When the tribal public got a whiff of the move a couple of weeks ago, Marie said, “People have been calling wanting to know when we are going to open, wanting to talk about this. Then by Thursday afternoon, after learning about the lease signing, they became ecstatic that it was really going to happen.” 

Marie said the St. Ignatius People’s Center would be more of a gallery than a museum. On the main floor there will an informational display about the Labor Day holiday fire featuring the salvaged artifacts and those unable to salvage. Other displays will include historical photos of Salish, Pend d’Oreille and Kootenai people, a big screen TV featuring historical and educational videos.

The basement will be sectioned off with half being used for educational classes, that are slated to begin in the New Year under the direction of Aggie Incashola, and the other half a curator section where Geri Hewankorn will work on various artifact collections.

The loft space will house the staff offices. 

All public interactions will be conducted according to COVID-19 protocols to protect the public and staff.

Torosian said the staff is working on re-branding the People’s Center’s mission related to its public image interface.

“We will be revisiting the People’s Center mission from its beginning to see how we could update it, change it,” Torosian said. “We will work with the Elders Committees and the Culture Committees to make its identification more personal and definitive to what we are. We are contemplating a new name. Right now if you Google ‘People’s Center’ you’ll get other things, businesses. We want a unique name that matches our uniqueness.”

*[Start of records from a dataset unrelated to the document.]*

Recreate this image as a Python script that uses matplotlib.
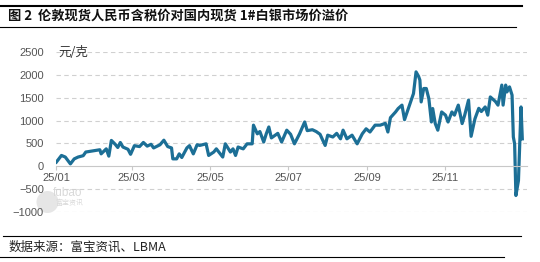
import numpy as np
import pandas as pd
import matplotlib
matplotlib.use("Agg")
import matplotlib.pyplot as plt
import matplotlib.dates as mdates
from matplotlib.lines import Line2D
from matplotlib.patches import Ellipse

plt.rcParams['font.family'] = ['Liberation Sans', 'Noto Sans CJK SC', 'DejaVu Sans']

title = "图 2  伦敦现货人民币含税价对国内现货 1#白银市场价溢价"
source = "数据来源：富宝资讯、LBMA"
unit = "元/克"

dates = ["01-01", "01-05", "01-08", "01-12", "01-15", "01-18", "01-22", "01-24",
         "02-04", "02-05", "02-09", "02-11", "02-13", "02-16", "02-18", "02-20",
         "02-22", "02-26", "02-28", "03-03", "03-07", "03-10", "03-13", "03-16",
         "03-18", "03-23", "03-26", "03-29", "04-01", "04-02", "04-05", "04-07",
         "04-09", "04-13", "04-15", "04-18", "04-21", "04-23", "04-28", "04-30",
         "05-04", "05-06", "05-09", "05-11", "05-13", "05-17", "05-19", "05-21",
         "05-23", "05-27", "05-30", "06-03", "06-04", "06-07", "06-09", "06-12",
         "06-14", "06-16", "06-18", "06-21", "06-23", "06-26", "06-30", "07-03",
         "07-06", "07-10", "07-14", "07-16", "07-20", "07-23", "07-26", "07-30",
         "08-01", "08-05", "08-08", "08-11", "08-13", "08-16", "08-20", "08-24",
         "08-28", "08-31", "09-03", "09-07", "09-11", "09-15", "09-17", "09-19",
         "09-23", "09-25", "09-28", "09-30", "10-03", "10-07", "10-09", "10-11",
         "10-12", "10-13", "10-15", "10-17", "10-19", "10-21", "10-22", "10-24",
         "10-26", "10-29", "11-01", "11-03", "11-06", "11-08", "11-11", "11-14",
         "11-16", "11-19", "11-21", "11-24", "11-27", "11-29", "12-02", "12-04",
         "12-06", "12-10", "12-12", "12-15", "12-16", "12-18", "12-19", "12-21",
         "12-23", "12-24", "12-25", "12-26", "12-28", "12-30", "12-31"]

premium = [88, 235, 200, 50, 160, 200, 230, 310,
           360, 270, 380, 220, 565, 480, 410, 520,
           420, 370, 260, 450, 430, 520, 440, 480,
           400, 470, 570, 430, 400, 160, 160, 270,
           190, 400, 450, 270, 470, 455, 490, 235,
           310, 380, 270, 200, 490, 310, 380, 235,
           420, 380, 490, 490, 900, 710, 760, 530,
           710, 860, 620, 680, 720, 530, 790, 700,
           490, 710, 970, 780, 800, 760, 700, 455,
           680, 640, 720, 600, 790, 600, 680, 490,
           710, 820, 750, 900, 900, 940, 750, 1065,
           1190, 1265, 1340, 1020, 1265, 1595, 2070, 1970,
           1890, 1410, 1705, 1705, 1480, 970, 1265, 935,
           790, 1190, 1120, 970, 1190, 1120, 1340, 935,
           1120, 1450, 655, 1040, 1270, 1200, 1300, 1120,
           1520, 1420, 1340, 1780, 1340, 1780, 1630, 1740,
           1560, 640, 490, -645, -315, 1300, 600]

x = pd.to_datetime(["2025-" + d for d in dates])

fig = plt.figure(figsize=(5.4, 2.62), dpi=100)

# watermark (behind the axes)
fig.add_artist(Ellipse((47.5 / 540, 1 - 202 / 262), 22 / 540, 22 / 262,
                       transform=fig.transFigure, facecolor="#e6e6e6",
                       edgecolor="none", zorder=-2))
fig.text(53 / 540, 1 - 193 / 262, "fubao", fontsize=8.5, color="#d9d9d9",
         ha="left", va="center", zorder=-2)
fig.text(55 / 540, 1 - 203 / 262, "富宝资讯", fontsize=5, color="#d9d9d9",
         ha="left", va="center", family=['Noto Sans CJK SC'], zorder=-2)

ax = fig.add_axes([0.1043, 0.192, 0.8717, 0.6084])
ax.patch.set_alpha(0)

ax.plot(x, premium, color="#1c6f96", linewidth=2.3, solid_joinstyle="round")

ax.set_ylim(-1000, 2500)
ax.set_yticks(np.arange(-1000, 2501, 500))
ax.set_xlim(pd.Timestamp("2025-01-01"), pd.Timestamp("2025-01-01") + pd.Timedelta(days=367.7))
ax.set_xticks(pd.to_datetime(["2025-01-01", "2025-03-01", "2025-05-01",
                              "2025-07-01", "2025-09-01", "2025-11-01"]))
ax.xaxis.set_major_formatter(mdates.DateFormatter("%y/%m"))

for v in np.arange(-1000, 2501, 500):
    if v != 0:
        ax.axhline(v, color="#d0d0d0", linewidth=0.8, linestyle=(0, (4, 3)), zorder=0)

for s in ["top", "right", "left"]:
    ax.spines[s].set_visible(False)
ax.spines["bottom"].set_position(("data", 0))
ax.spines["bottom"].set_color("#c8c8c8")
ax.spines["bottom"].set_linewidth(0.8)
ax.tick_params(axis="x", colors="#c8c8c8", labelcolor="#555555", labelsize=8, length=3, pad=2)
ax.tick_params(axis="y", length=0, labelcolor="#555555", labelsize=8, pad=9)

ax.text(0.005, 2500, unit, fontsize=9, color="#333333", va="center", ha="left",
        transform=ax.get_yaxis_transform(), family=['Noto Sans CJK SC', 'DejaVu Sans'])

# header / footer
fig.add_artist(Line2D([0, 0.967], [1 - 6 / 262, 1 - 6 / 262], color="black", linewidth=1.5))
fig.add_artist(Line2D([0, 0.955], [1 - 27 / 262, 1 - 27 / 262], color="black", linewidth=0.8))
fig.text(0.015, 1 - 16 / 262, title, fontsize=9.5, fontweight="bold", color="#111111",
         ha="left", va="center", family=['Noto Sans CJK SC', 'DejaVu Sans'])
fig.add_artist(Line2D([0.005, 0.965], [1 - 235.5 / 262, 1 - 235.5 / 262], color="black", linewidth=0.8))
fig.text(0.015, 1 - 247 / 262, source, fontsize=9, color="#222222",
         ha="left", va="center", family=['Noto Sans CJK SC', 'DejaVu Sans'])
fig.add_artist(Line2D([0, 0.933], [1 - 256.5 / 262, 1 - 256.5 / 262], color="black", linewidth=0.8))

fig.savefig("out.png", dpi=100, facecolor="white")
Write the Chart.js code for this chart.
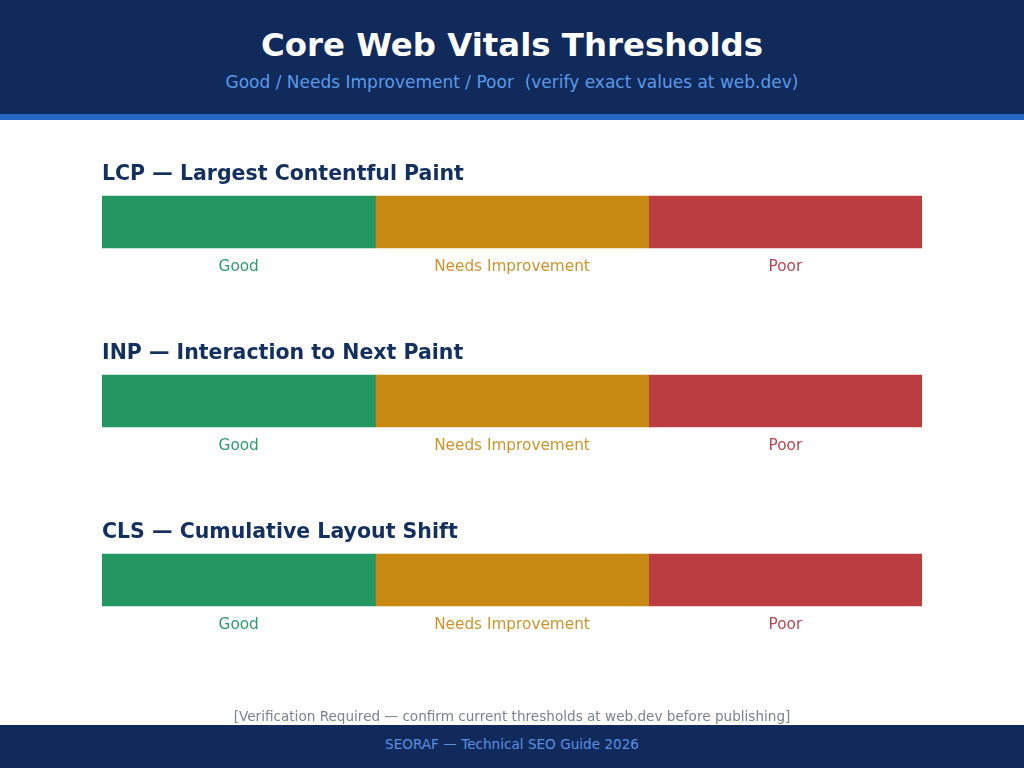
<!DOCTYPE html>
<html>
<head>
<meta charset="utf-8">
<script src="https://cdn.jsdelivr.net/npm/chart.js@4/dist/chart.umd.min.js"></script>
<style>
  html, body { margin: 0; padding: 0; width: 1024px; height: 768px; background: #ffffff; overflow: hidden; font-family: "DejaVu Sans", sans-serif; }
  #header { position: absolute; left: 0; top: 0; width: 1024px; height: 114px; background: #112a5c; }
  #stripe { position: absolute; left: 0; top: 114px; width: 1024px; height: 6px; background: #2566c4; }
  #title { position: absolute; left: 0; width: 1024px; top: 25px; text-align: center; color: #ffffff; font-weight: bold; font-size: 32.4px; line-height: 40px; }
  #subtitle { position: absolute; left: 0; width: 1024px; top: 72px; text-align: center; color: #5c9ae8; font-size: 17px; line-height: 21px; white-space: pre; }
  #note { position: absolute; left: 0; width: 1024px; top: 707px; text-align: center; color: #7b828c; font-size: 13.6px; line-height: 18px; }
  #footer { position: absolute; left: 0; top: 725px; width: 1024px; height: 43px; background: #112a5c; }
  #footText { position: absolute; left: 0; width: 1024px; top: 735px; text-align: center; color: #5c8fe0; font-size: 13.6px; line-height: 18px; }
  #wrap { position: absolute; left: 0; top: 120px; width: 1024px; height: 605px; }
</style>
</head>
<body>
<div id="header"></div>
<div id="stripe"></div>
<div id="title">Core Web Vitals Thresholds</div>
<div id="subtitle">Good / Needs Improvement / Poor  (verify exact values at web.dev)</div>
<div id="wrap"><canvas id="c" width="1024" height="605"></canvas></div>
<div id="note">[Verification Required — confirm current thresholds at web.dev before publishing]</div>
<div id="footer"></div>
<div id="footText">SEORAF — Technical SEO Guide 2026</div>
<script>
// Data
const metrics = ["LCP", "INP", "CLS"];
const metricTitles = ["LCP — Largest Contentful Paint", "INP — Interaction to Next Paint", "CLS — Cumulative Layout Shift"];
const bandNames = ["Good", "Needs Improvement", "Poor"];
const goodShare = [1, 1, 1];
const needsShare = [1, 1, 1];
const poorShare = [1, 1, 1];
const bandColors = ["#239662", "#c98a14", "#bc3d3f"];
const labelColors = ["#2f9a6b", "#c9952c", "#b84452"];

const labelPlugin = {
  id: "bandLabels",
  afterDatasetsDraw(chart) {
    const ctx = chart.ctx;
    const yScale = chart.scales.y;
    const area = chart.chartArea;
    ctx.save();
    metrics.forEach((m, i) => {
      const yc = yScale.getPixelForValue(i);
      const top = yc - 26;
      const bottom = yc + 26;
      ctx.font = "bold 20.5px 'DejaVu Sans'";
      ctx.fillStyle = "#14305f";
      ctx.textAlign = "left";
      ctx.textBaseline = "middle";
      ctx.fillText(metricTitles[i], area.left, top - 21);
      ctx.font = "15.3px 'DejaVu Sans'";
      ctx.textAlign = "center";
      chart.data.datasets.forEach((ds, d) => {
        const el = chart.getDatasetMeta(d).data[i];
        const x0 = el.base, x1 = el.x;
        ctx.fillStyle = labelColors[d];
        ctx.fillText(bandNames[d], (x0 + x1) / 2, bottom + 19);
      });
    });
    ctx.restore();
  }
};

new Chart(document.getElementById("c"), {
  type: "bar",
  data: {
    labels: metrics,
    datasets: [
      { label: bandNames[0], data: goodShare, backgroundColor: bandColors[0] },
      { label: bandNames[1], data: needsShare, backgroundColor: bandColors[1] },
      { label: bandNames[2], data: poorShare, backgroundColor: bandColors[2] }
    ]
  },
  options: {
    indexAxis: "y",
    responsive: false,
    animation: false,
    layout: { padding: { left: 102, right: 102, top: 12.5, bottom: 55.5 } },
    datasets: { bar: { barThickness: 52, borderWidth: 0 } },
    scales: {
      x: { stacked: true, min: 0, max: 3, display: false },
      y: { stacked: true, display: false }
    },
    plugins: { legend: { display: false }, tooltip: { enabled: false } }
  },
  plugins: [labelPlugin]
});
</script>
</body>
</html>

The severely damaged People’s Center building is presently being gutted and various tests are being conducted to evaluate its structural integrity then map out its future.

The future of the recovered and salvageable artifacts is presently in the hands of conservator Nancy Fonicello of Ancient Artways Conservation, LLC. She has more than 40 years of experience working with ethnographic art and is well known for her expertise on American Indian artifacts. She is assaying damage, how to rehabilitate the items and how to properly care for them.

“The items, despite the damage, continue to tell our stories. Every one of them have stories, and they contain the stories of the people who made them,” Torosian said, adding that the items are presently being stored at the Ninepipes Museum of Early Montana. “We are very grateful to the Cheff family for their providing a safe place to store the artifacts at their repository.”

Other such entities also offered a helping hand, including: The Fort Missoula Historical Museum, the Kalispell Hockaday Museum of Art, and the Museums of Association of Montana. The Smithsonian Institute also provided grant funding for the archival supplies.  

Torosian said there are many other people and organizations that lent a helping hand and is extremely grateful for their assistance.

She is also grateful for her staff.

“I am proud of my staff for staying by my side and making this recovery happen,” Torosian said. “We are a good team, and we are moving forward together.”